Hennessy’s second letter was to “John and all the boys” and was discovered by then Clooney NS principal Frances O’Halloran before her retirement in 2000.
“We are dying for Ireland still true to the Republic to the last,” he wrote. “Money would not buy us. I am leaving my cigarettes to be divided among the Clare section 17 boxes. A cigarette to each one will go a long way. It will only be a little token in remembrance of me.
“Distribute them as far as they will go and say a prayer for me. I think it is your voice I hear singing, as for me I am in the best of cheer, and expect to face death like a soldier. I forgive my enemies even those who swore my life away. I forgive them from the bottom of my heart for there is a God to judge them as well as me, seeing that we have to die someday it is a thing no one can avoid.
“Fr. Mick Brody, Quin came to see Con and myself tonight (Tuesday). I am in right good cheer knowing that I am going to heaven. They can only kill my body my spirit will still live, though the cold and silent grave will fold her arms to receive me back to mother earth from which I came.
“Say goodbye to all the boys for me. It is goodbye for evermore on this earth. But we will all meet in heaven. Do not shed tears for me.

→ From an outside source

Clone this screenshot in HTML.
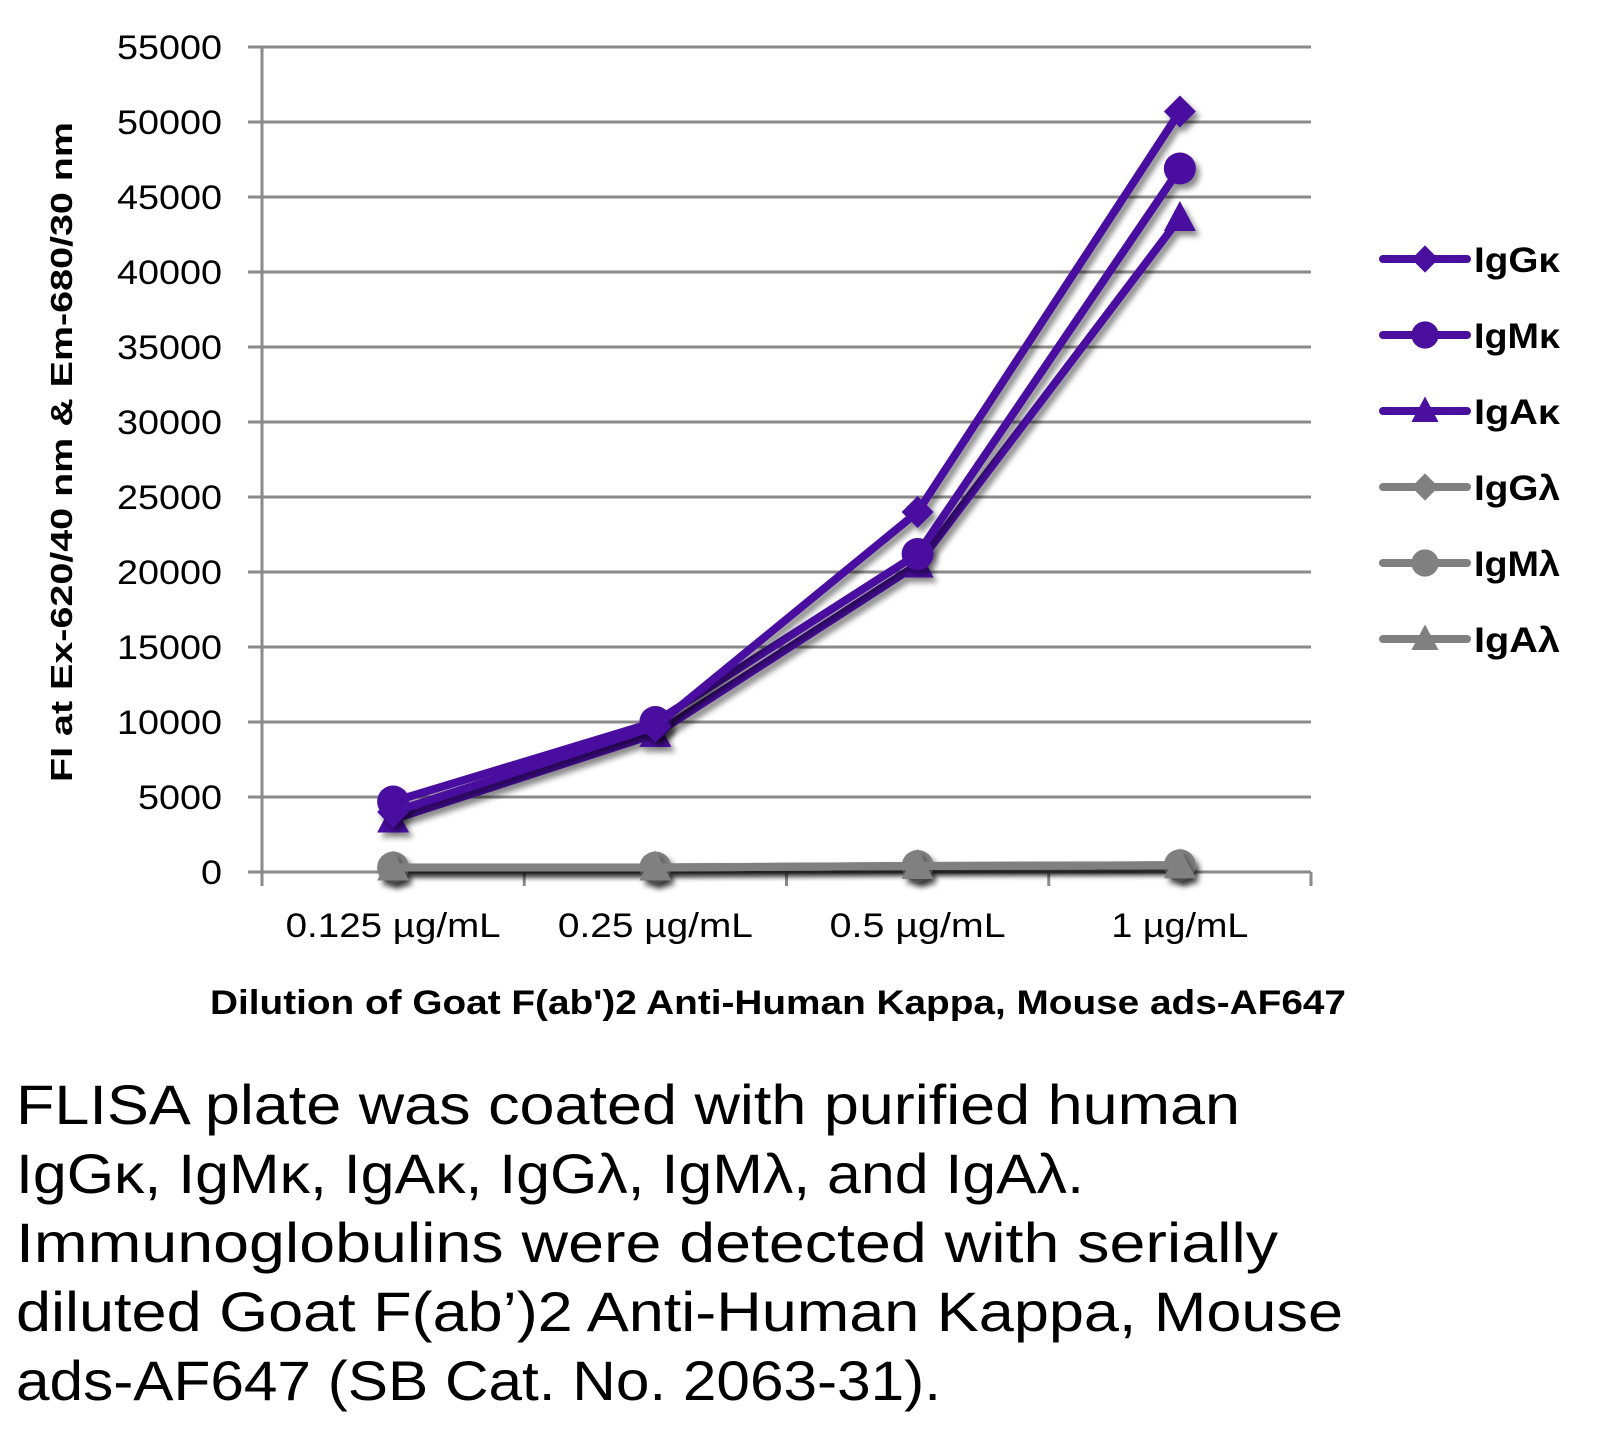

If you do, let them be tears of joy for there is joy in my heart tonight knowing that I will be with god tomorrow night,” he added.
Patrick Hennessy was just 29 years of age; Con McMahon was just two years his junior at 27. They wouldn’t be the only Claremen executed in 1923, while the deaths of the two GAA men would have far-reaching consequences for Gaelic Games in County Clare.